Paper Structure (15 sections, 5 figures, 3 tables)

This paper contains 15 sections, 5 figures, 3 tables.

Figures (5)

  • Figure 1: T-SNE plot of embeddings encoded by SAM's image encoder from four datasets. The four datasets are Synapsemulti-atlas, ACDCbernard2018deep, ADE20Kzhou2017scene, and COCOlin2014microsoft. As is showed, there is a apparent domain shift from natural images to medical images in latent space. This may explain why SAM fails to have good performance on unseen medical image datasets.
  • Figure 2: Comparisons of SAM inference process and our SAM finetuing process. We freeze the weights in SAM encoder, and adds various of prediction heads to generate segmentation mask without prompts, including Vision Transformer (ViT), CNN, and linear layer. Also, our model can generate masks of difference target objects.
  • Figure 3: Illustration of mask decoder in SAM and AutoSAM. AutoSAM removes the prompt token so that it requires no input prompt, from which the name "Auto" come.
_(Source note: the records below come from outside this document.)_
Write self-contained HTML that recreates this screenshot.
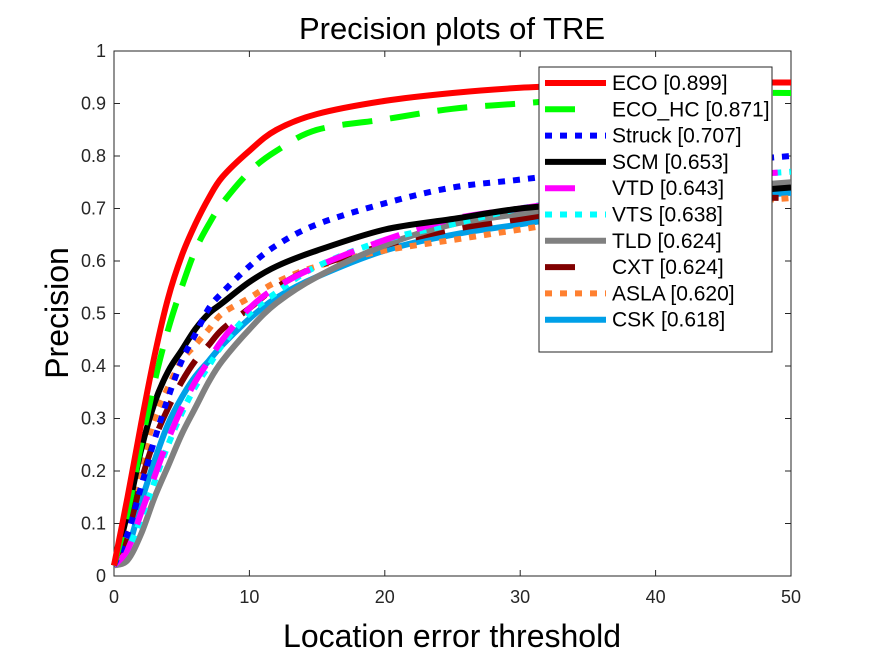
<!DOCTYPE html>
<html><head><meta charset="utf-8"><style>
body{margin:0;background:#fff;}
svg{font-family:"Liberation Sans",sans-serif;}
</style></head><body>
<svg id="chart" width="875" height="656" viewBox="0 0 875 656" xmlns="http://www.w3.org/2000/svg">
<rect width="875" height="656" fill="#fff"/>
<g id="axes"></g>
<g id="series" clip-path="url(#clip)"></g>
<defs><clipPath id="clip"><rect x="110" y="51" width="681" height="530"/></clipPath></defs>
<g id="legend"></g>
<text x="452" y="39" font-size="31" text-anchor="middle">Precision plots of TRE</text>
<text x="452" y="647" font-size="32" text-anchor="middle">Location error threshold</text>
<text x="0" y="0" font-size="32" text-anchor="middle" transform="translate(68,313) rotate(-90)">Precision</text>
</svg>
<script>
const thresholds=[0,1,2,3,4,5,6,7,8,10,12,15,20,25,30,35,40,45,50];
const names=["ECO [0.899]","ECO_HC [0.871]","Struck [0.707]","SCM [0.653]","VTD [0.643]","VTS [0.638]","TLD [0.624]","CXT [0.624]","ASLA [0.620]","CSK [0.618]"];
const eco=[0.02,0.15,0.29,0.42,0.53,0.61,0.67,0.72,0.76,0.81,0.85,0.88,0.905,0.92,0.93,0.935,0.94,0.94,0.94];
const ecoHc=[0.02,0.12,0.25,0.37,0.47,0.55,0.62,0.67,0.71,0.77,0.81,0.85,0.87,0.89,0.90,0.91,0.915,0.92,0.92];
const struck=[0.02,0.08,0.17,0.26,0.34,0.41,0.46,0.51,0.54,0.59,0.63,0.67,0.71,0.74,0.755,0.77,0.78,0.79,0.80];
const scm=[0.02,0.12,0.24,0.33,0.39,0.43,0.47,0.50,0.52,0.56,0.59,0.62,0.66,0.68,0.70,0.71,0.72,0.73,0.74];
const vtd=[0.02,0.05,0.12,0.19,0.26,0.32,0.37,0.41,0.45,0.51,0.55,0.59,0.64,0.68,0.70,0.72,0.74,0.76,0.77];
const vts=[0.02,0.05,0.11,0.18,0.25,0.31,0.36,0.40,0.44,0.50,0.54,0.59,0.64,0.67,0.70,0.72,0.74,0.76,0.77];
const tld=[0.02,0.03,0.08,0.15,0.21,0.27,0.32,0.37,0.41,0.47,0.52,0.57,0.63,0.67,0.69,0.71,0.73,0.74,0.75];
const cxt=[0.02,0.08,0.18,0.26,0.32,0.37,0.41,0.44,0.47,0.51,0.55,0.59,0.63,0.66,0.68,0.70,0.71,0.72,0.72];
const asla=[0.02,0.10,0.21,0.30,0.36,0.41,0.44,0.47,0.50,0.53,0.56,0.59,0.62,0.64,0.66,0.68,0.70,0.71,0.72];
const csk=[0.02,0.05,0.14,0.22,0.29,0.34,0.38,0.41,0.44,0.49,0.53,0.57,0.62,0.65,0.67,0.69,0.71,0.72,0.73];
const xTicks=[0,10,20,30,40,50];
const yTicks=[0,0.1,0.2,0.3,0.4,0.5,0.6,0.7,0.8,0.9,1];
const yTickLabels=["0","0.1","0.2","0.3","0.4","0.5","0.6","0.7","0.8","0.9","1"];

const X0=114,X1=791,Y0=576,Y1=51;
const xs=v=>X0+(v/50)*(X1-X0);
const ys=v=>Y0-v*(Y0-Y1);
const NS="http://www.w3.org/2000/svg";
function mk(tag,attrs,parent){const e=document.createElementNS(NS,tag);for(const k in attrs)e.setAttribute(k,attrs[k]);parent.appendChild(e);return e;}
function smooth(pts){
  let d='M'+pts[0][0].toFixed(1)+','+pts[0][1].toFixed(1);
  for(let i=0;i<pts.length-1;i++){
    const p0=pts[i-1]||pts[i],p1=pts[i],p2=pts[i+1],p3=pts[i+2]||p2;
    const c1=[p1[0]+(p2[0]-p0[0])/6,p1[1]+(p2[1]-p0[1])/6];
    const c2=[p2[0]-(p3[0]-p1[0])/6,p2[1]-(p3[1]-p1[1])/6];
    d+='C'+c1[0].toFixed(1)+','+c1[1].toFixed(1)+' '+c2[0].toFixed(1)+','+c2[1].toFixed(1)+' '+p2[0].toFixed(1)+','+p2[1].toFixed(1);
  }
  return d;
}
const axes=document.getElementById('axes');
const box=mk('rect',{x:X0,y:Y1,width:X1-X0,height:Y0-Y1,fill:'none',stroke:'#262626','stroke-width':1},axes);


xTicks.forEach(t=>{
  const x=xs(t);
  mk('line',{x1:x,x2:x,y1:Y0,y2:Y0-6,stroke:'#262626'},axes);
  mk('line',{x1:x,x2:x,y1:Y1,y2:Y1+6,stroke:'#262626'},axes);
  const tx=mk('text',{x:x,y:Y0+27,'font-size':18,'text-anchor':'middle',fill:'#262626'},axes);
  tx.textContent=t;
  
  
});
yTicks.forEach((t,i)=>{
  const y=ys(t);
  mk('line',{x1:X0,x2:X0+6,y1:y,y2:y,stroke:'#262626'},axes);
  mk('line',{x1:X1,x2:X1-6,y1:y,y2:y,stroke:'#262626'},axes);
  const tx=mk('text',{x:X0-8,y:y+6,'font-size':18,'text-anchor':'end',fill:'#262626'},axes);
  tx.textContent=yTickLabels[i];
  
  
});
const data=[eco,ecoHc,struck,scm,vtd,vts,tld,cxt,asla,csk];
const colors=["#ff0000","#00ff00","#0000ff","#000000","#ff00ff","#00ffff","#808080","#800000","#ff8030","#00a0e8"];
const dashes=["none","30 18","7 8","none","30 18","7 8","none","30 18","7 8","none"];
const series=document.getElementById('series');
for(let s=data.length-1;s>=0;s--){
  const pts=data[s].map((v,i)=>[xs(thresholds[i]),ys(v)]);
  const p=mk('path',{d:smooth(pts),fill:'none',stroke:colors[s],'stroke-width':6,'stroke-dasharray':dashes[s],'stroke-linejoin':'round'},series);
  
  
}
const leg=document.getElementById('legend');
const lb=mk('rect',{x:539,y:67,width:233,height:285,fill:'#fff',stroke:'#262626','stroke-width':1},leg);


names.forEach((n,i)=>{
  const y=83+i*26.3;
  const l=mk('line',{x1:545,x2:606,y1:y,y2:y,stroke:colors[i],'stroke-width':6,'stroke-dasharray':dashes[i]==="30 18"?"30 100":dashes[i]},leg);
  
  
  const t=mk('text',{x:612,y:y+7,'font-size':21,fill:'#000'},leg);
  t.textContent=n;
  
  
});
</script>
</body></html>
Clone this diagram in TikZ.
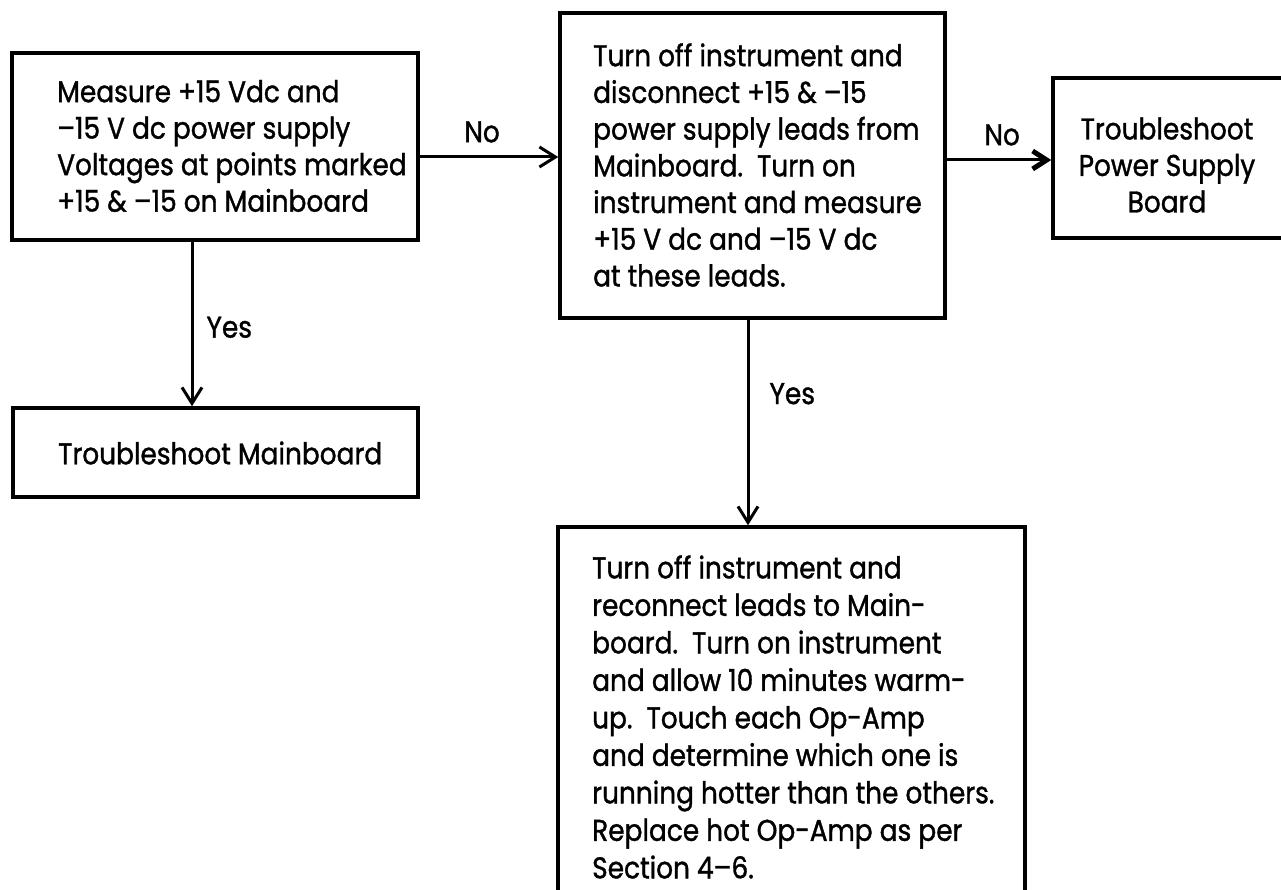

To enable multi-class segmentation at the same time, AutoSAM copies the pair of auxiliary embeddings and image embedding by the number of classes. Parallel computing can reduce the computation overhead associated with the duplicated embedding. The two-way attention includes self-attention blocks and cross-attention blocks.
  • Figure 4: Visualization of prediction masks on ACDC dataset using different methods. SAM(box) is a zero-shot approach with only box-style prompts, and the prompts for three different classes are given at the same time. "UNet", "Encoder + CNN", and "AutoSAM" are trained with only one labeld volume.
  • Figure 5: The change of dice score with respect to the number of labeled data in training. The results of UNet, UNet + SimCLR, and AutoSAM are included. Best viewed in colors.